Bannon faces a federal case that began in August when New York federal prosecutors charged him and three others with defrauding donors of more than a million dollars - for their own personal expenses - as part of a "We Build The Wall" fundraising campaign, purportedly aimed at supporting Trump's border wall.
He did not immediately respond to questions late Tuesday night.
Bannon has repeatedly claimed that his actions were only meant to support the president -- but in an ironic twist, many of those who were allegedly defrauded were among the president's most ardent rank-and-file supporters.
“Steve Bannon is getting a pardon from Trump after defrauding Trump’s own supporters into paying for a wall that Trump promised Mexico would pay for,” Democratic Rep. Adam Schiff said on Twitter. “And if that all sounds crazy, that’s because it is. Thank God we have only 12 more hours of this den of thieves.”

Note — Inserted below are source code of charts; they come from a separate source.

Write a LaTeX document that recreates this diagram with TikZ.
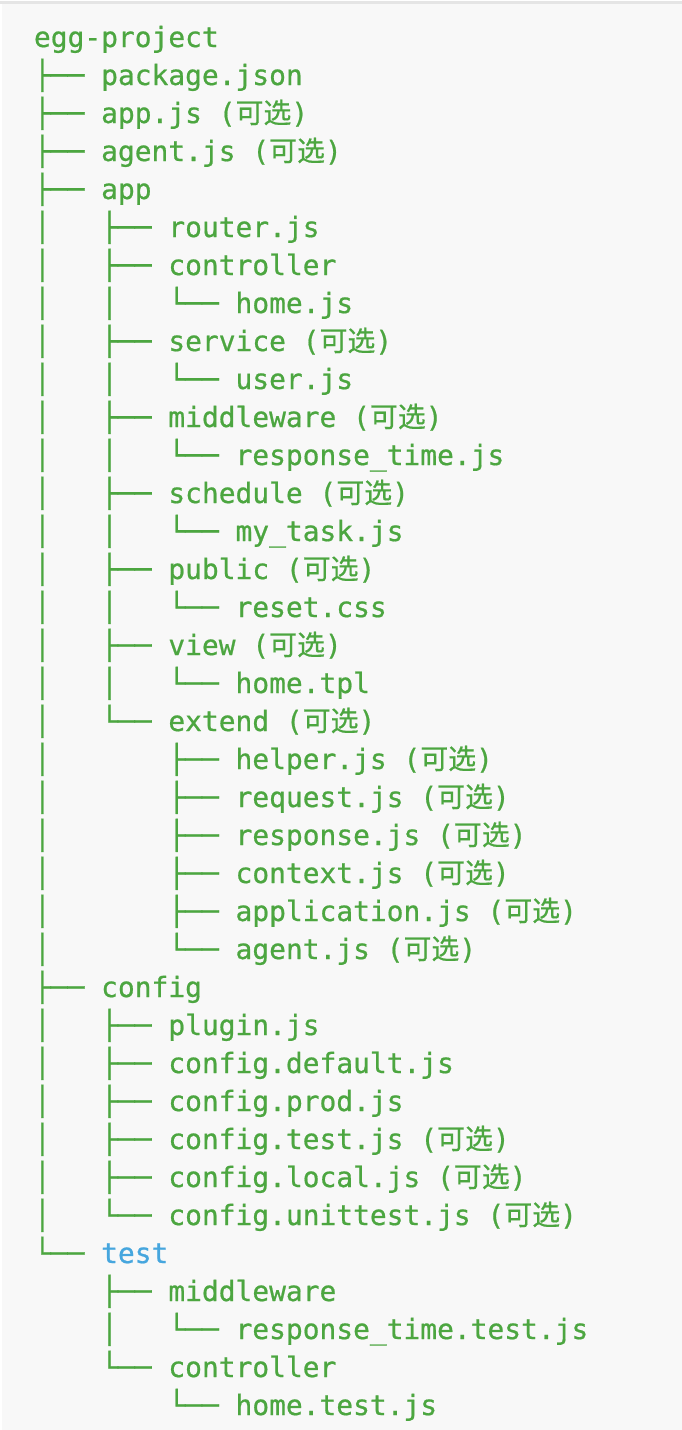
\documentclass[tikz,border=0pt]{standalone}
\usepackage{fontspec}
\newfontfamily\monofnt[FakeBold=0.7]{DejaVu Sans Mono}
\newfontfamily\cjkfnt[FakeBold=0.5]{Noto Sans CJK SC}
\definecolor{treegreen}{RGB}{76,166,64}
\definecolor{treeblue}{RGB}{70,166,222}
\definecolor{codebg}{RGB}{248,248,248}
\definecolor{topband}{RGB}{229,229,229}
\newcommand\optx{\ ({\cjkfnt 可选})}
\begin{document}
\begin{tikzpicture}[x=1pt,y=-1pt,
  ln/.style={anchor=base west,inner sep=0pt,outer sep=0pt,text=treegreen,
    font=\monofnt\fontsize{27.9pt}{38pt}\selectfont}]
\useasboundingbox (0,0) rectangle (682,1430);
\fill[codebg] (0,0) rectangle (682,1430);
\fill[white] (0,0) rectangle (682,1);
\fill[topband] (0,1) rectangle (682,4);
\fill[white] (0,4) rectangle (1.5,1430);
\def\X{34}
\node[ln] (l1)  at (\X,47)  {egg-project};
\node[ln] (l2)  at (\X,85)  {├──\ package.json};
\node[ln] (l3)  at (\X,123) {├──\ app.js\optx};
\node[ln] (l4)  at (\X,161) {├──\ agent.js\optx};
\node[ln] (l5)  at (\X,199) {├──\ app};
\node[ln] (l6)  at (\X,237) {│\ \ \ ├──\ router.js};
\node[ln] (l7)  at (\X,275) {│\ \ \ ├──\ controller};
\node[ln] (l8)  at (\X,313) {│\ \ \ │\ \ \ └──\ home.js};
\node[ln] (l9)  at (\X,351) {│\ \ \ ├──\ service\optx};
\node[ln] (l10) at (\X,389) {│\ \ \ │\ \ \ └──\ user.js};
\node[ln] (l11) at (\X,427) {│\ \ \ ├──\ middleware\optx};
\node[ln] (l12) at (\X,465) {│\ \ \ │\ \ \ └──\ response\_time.js};
\node[ln] (l13) at (\X,503) {│\ \ \ ├──\ schedule\optx};
\node[ln] (l14) at (\X,541) {│\ \ \ │\ \ \ └──\ my\_task.js};
\node[ln] (l15) at (\X,579) {│\ \ \ ├──\ public\optx};
\node[ln] (l16) at (\X,617) {│\ \ \ │\ \ \ └──\ reset.css};
\node[ln] (l17) at (\X,655) {│\ \ \ ├──\ view\optx};
\node[ln] (l18) at (\X,693) {│\ \ \ │\ \ \ └──\ home.tpl};
\node[ln] (l19) at (\X,731) {│\ \ \ └──\ extend\optx};
\node[ln] (l20) at (\X,769) {│\ \ \ \ \ \ \ ├──\ helper.js\optx};
\node[ln] (l21) at (\X,807) {│\ \ \ \ \ \ \ ├──\ request.js\optx};
\node[ln] (l22) at (\X,845) {│\ \ \ \ \ \ \ ├──\ response.js\optx};
\node[ln] (l23) at (\X,883) {│\ \ \ \ \ \ \ ├──\ context.js\optx};
\node[ln] (l24) at (\X,921) {│\ \ \ \ \ \ \ ├──\ application.js\optx};
\node[ln] (l25) at (\X,959) {│\ \ \ \ \ \ \ └──\ agent.js\optx};
\node[ln] (l26) at (\X,997) {├──\ config};
\node[ln] (l27) at (\X,1035) {│\ \ \ ├──\ plugin.js};
\node[ln] (l28) at (\X,1073) {│\ \ \ ├──\ config.default.js};
\node[ln] (l29) at (\X,1111) {│\ \ \ ├──\ config.prod.js};
\node[ln] (l30) at (\X,1149) {│\ \ \ ├──\ config.test.js\optx};
\node[ln] (l31) at (\X,1187) {│\ \ \ ├──\ config.local.js\optx};
\node[ln] (l32) at (\X,1225) {│\ \ \ └──\ config.unittest.js\optx};
\node[ln] (l33) at (\X,1263) {└──\ \textcolor{treeblue}{test}};
\node[ln] (l34) at (\X,1301) {\ \ \ \ ├──\ middleware};
\node[ln] (l35) at (\X,1339) {\ \ \ \ │\ \ \ └──\ response\_time.test.js};
\node[ln] (l36) at (\X,1377) {\ \ \ \ └──\ controller};
\node[ln] (l37) at (\X,1415) {\ \ \ \ \ \ \ \ └──\ home.test.js};
\end{tikzpicture}
\end{document}
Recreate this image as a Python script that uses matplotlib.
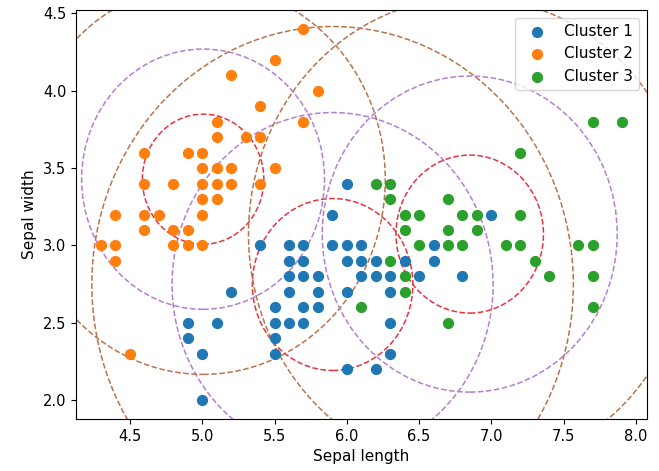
import matplotlib
matplotlib.use("Agg")
import matplotlib.pyplot as plt
from matplotlib.patches import Circle

# Cluster 1 (blue)
c1_x = [5.4, 5.6, 5.7, 5.9, 6.0, 6.1, 6.6, 7.0, 5.9, 6.0,
        5.6, 5.7, 6.0, 6.1, 6.2, 6.4, 6.6,
        5.6, 5.7, 5.8, 6.1, 6.2, 6.3, 6.5, 6.8,
        5.2, 5.6, 5.8, 6.0, 6.3,
        5.5, 5.7, 5.8,
        4.9, 5.1, 5.5, 5.6, 5.7, 6.3,
        4.9, 5.5,
        5.0, 5.5, 6.3,
        6.0, 6.2,
        5.0]
c1_y = [3.0, 3.0, 3.0, 3.0, 3.0, 3.0, 3.0, 3.2, 3.2, 3.4,
        2.9, 2.9, 2.9, 2.9, 2.9, 2.9, 2.9,
        2.8, 2.8, 2.8, 2.8, 2.8, 2.8, 2.8, 2.8,
        2.7, 2.7, 2.7, 2.7, 2.7,
        2.6, 2.6, 2.6,
        2.5, 2.5, 2.5, 2.5, 2.5, 2.5,
        2.4, 2.4,
        2.3, 2.3, 2.3,
        2.2, 2.2,
        2.0]

# Cluster 2 (orange)
c2_x = [5.7, 5.5, 5.2, 5.8, 5.4, 5.7, 5.1, 5.1, 5.3, 5.4,
        4.6, 4.9, 5.0, 5.0, 5.1, 5.2, 5.5,
        4.6, 4.8, 5.0, 5.1, 5.2, 5.4, 5.0, 5.1,
        4.4, 4.6, 4.7, 5.0, 4.6, 4.8, 4.9,
        4.3, 4.4, 4.8, 4.9, 5.0, 4.4, 4.5]
c2_y = [4.4, 4.2, 4.1, 4.0, 3.9, 3.8, 3.8, 3.7, 3.7, 3.7,
        3.6, 3.6, 3.6, 3.5, 3.5, 3.5, 3.5,
        3.4, 3.4, 3.4, 3.4, 3.4, 3.4, 3.3, 3.3,
        3.2, 3.2, 3.2, 3.2, 3.1, 3.1, 3.1,
        3.0, 3.0, 3.0, 3.0, 3.0, 2.9, 2.3]

# Cluster 3 (green)
c3_x = [7.7, 7.9, 7.2, 6.2, 6.3, 6.3, 6.7,
        6.4, 6.5, 6.8, 6.9, 7.2,
        6.4, 6.7, 6.9,
        6.5, 6.7, 6.8, 7.1, 7.2, 7.6, 7.7,
        6.3, 7.3,
        6.4, 7.4, 7.7,
        6.4,
        6.1, 7.7,
        6.7]
c3_y = [3.8, 3.8, 3.6, 3.4, 3.4, 3.3, 3.3,
        3.2, 3.2, 3.2, 3.2, 3.2,
        3.1, 3.1, 3.1,
        3.0, 3.0, 3.0, 3.0, 3.0, 3.0, 3.0,
        2.9, 2.9,
        2.8, 2.8, 2.8,
        2.7,
        2.6, 2.6,
        2.5]

labels = ["Cluster 1", "Cluster 2", "Cluster 3"]
centers_x = [5.9016, 5.006, 6.85]
centers_y = [2.7484, 3.428, 3.0737]
base_radius = [0.555, 0.42, 0.51]
ring_factors = [1, 2, 3]
ring_colors = ["#e8333f", "#b57fd0", "#b8744c"]

fig = plt.figure(figsize=(6.59, 4.71), dpi=100)
ax = fig.add_axes([0.1153, 0.1104, 0.8665, 0.8683])

point_size = 50
ax.scatter(c1_x, c1_y, s=point_size, color="#1f77b4", label=labels[0], zorder=3)
ax.scatter(c2_x, c2_y, s=point_size, color="#ff7f0e", label=labels[1], zorder=3)
ax.scatter(c3_x, c3_y, s=point_size, color="#2ca02c", label=labels[2], zorder=3)

for cx, cy, r in zip(centers_x, centers_y, base_radius):
    for k, col in zip(ring_factors, ring_colors):
        circ = Circle((cx, cy), r * k, fill=False, linestyle="--",
                      edgecolor=col, linewidth=1.1, zorder=2)
        ax.add_artist(circ)

ax.set_xlim(4.127, 8.076)
ax.set_ylim(1.88, 4.52)
ax.set_xticks([4.5, 5.0, 5.5, 6.0, 6.5, 7.0, 7.5, 8.0])
ax.set_yticks([2.0, 2.5, 3.0, 3.5, 4.0, 4.5])
ax.tick_params(labelsize=10.5)
ax.set_xlabel("Sepal length", fontsize=11)
ax.set_ylabel("Sepal width", fontsize=11)
ax.legend(loc="upper right", fontsize=11)

fig.savefig("out.png", dpi=100)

Bannon's pardon followed a frantic scramble during the President's final hours in office as attorneys and top aides debated his inclusion on Trump's outgoing clemency list. Despite their falling out in recent years, Trump was eager to pardon his former aide after recently reconnecting with him as he helped fan Trump's conspiracy theories about the election.
It was a far cry from when Trump exiled Bannon from his inner circle after he was quoted in a book trashing the President's children, claiming that Donald Trump Jr. had been "treasonous" by meeting with a Russian attorney and labeling Ivanka Trump "dumb as a brick." Those statements from Bannon drove Trump to issue a lengthy statement saying he had "lost his mind."
"Steve Bannon has nothing to do with me or my presidency," Trump said at the time.
Things shifted in recent months as Bannon attempted to breach Trump's inner circle once again by offering advice before the election and pushing his false theories after Trump had lost.
One concern that had stalled debate over the pardon was Bannon's possible connection to the riot of Trump supporters at the U.S. Capitol earlier this month, a source familiar with the discussions said.
"All hell is going to break loose tomorrow," Bannon promised listeners of his podcast -- "War Room" -- on January 5, the day before the deadly siege on the Capitol.
The day after Bannon's comments, Trump urged supporters to go to the Capitol because the election "was stolen from you, from me and from the country."
A senior Trump adviser indicated that Trump and Bannon had communicated in recent weeks.
While some advisers believed it was decided last weekend that Bannon was not getting a pardon, Trump continued to raise it into Tuesday night. Throughout the day, Trump had continued to contemplate pardons that aides believed were settled, including for his former strategist -- something he continued to go back and forth on into late Tuesday night.
Ultimately, Trump sided with Bannon.
A voice of nationalist, outsider conservatism, Bannon — who served in the Navy and worked at Goldman Sachs and as a Hollywood producer before turning to politics — led the conservative Breitbart News before being tapped to serve as chief executive officer of Trump’s 2016 campaign in its critical final months.
Bannon was credited as a driving force behind Trump's populist appeal, nationalist ideology and controversial policies.
He returned to Breitbart, trafficking in right-wing incendiary headlines after leaving the White House, but left again in 2018.
In August, Bannon was pulled from a luxury yacht off the coast of Connecticut and brought before a judge in Manhattan, where he pleaded not guilty. When he emerged from the courthouse, Bannon tore off his mask, smiled and waved to news cameras. As he went to a waiting vehicle, he shouted, “This entire fiasco is to stop people who want to build the wall.”
The organizers of the “We Build The Wall” group portrayed themselves as eager to help the president build a “big beautiful” barrier along the U.S.-Mexico border, as he promised during the 2016 campaign. They raised more than $25 million from thousands of donors and pledged that 100% of the money would be used for the project.
But according to the criminal charges, much of the money never made it to the wall. Instead, it was used to line the pockets of group members, including Bannon.
In addition to Bannon, Trump late Tuesday night also pardoned two other longtime political allies, Elliott Broidy and Paul Erickson, in a move that will further solidify Trump's legacy of using his sweeping presidential powers to benefit his inner circle.
Since Trump's election defeat, the President had leaned further into his expansive pardon powers -- previously granting pardons to his first national security adviser, Michael Flynn, longtime ally Roger Stone and former campaign chairman Paul Manafort among others.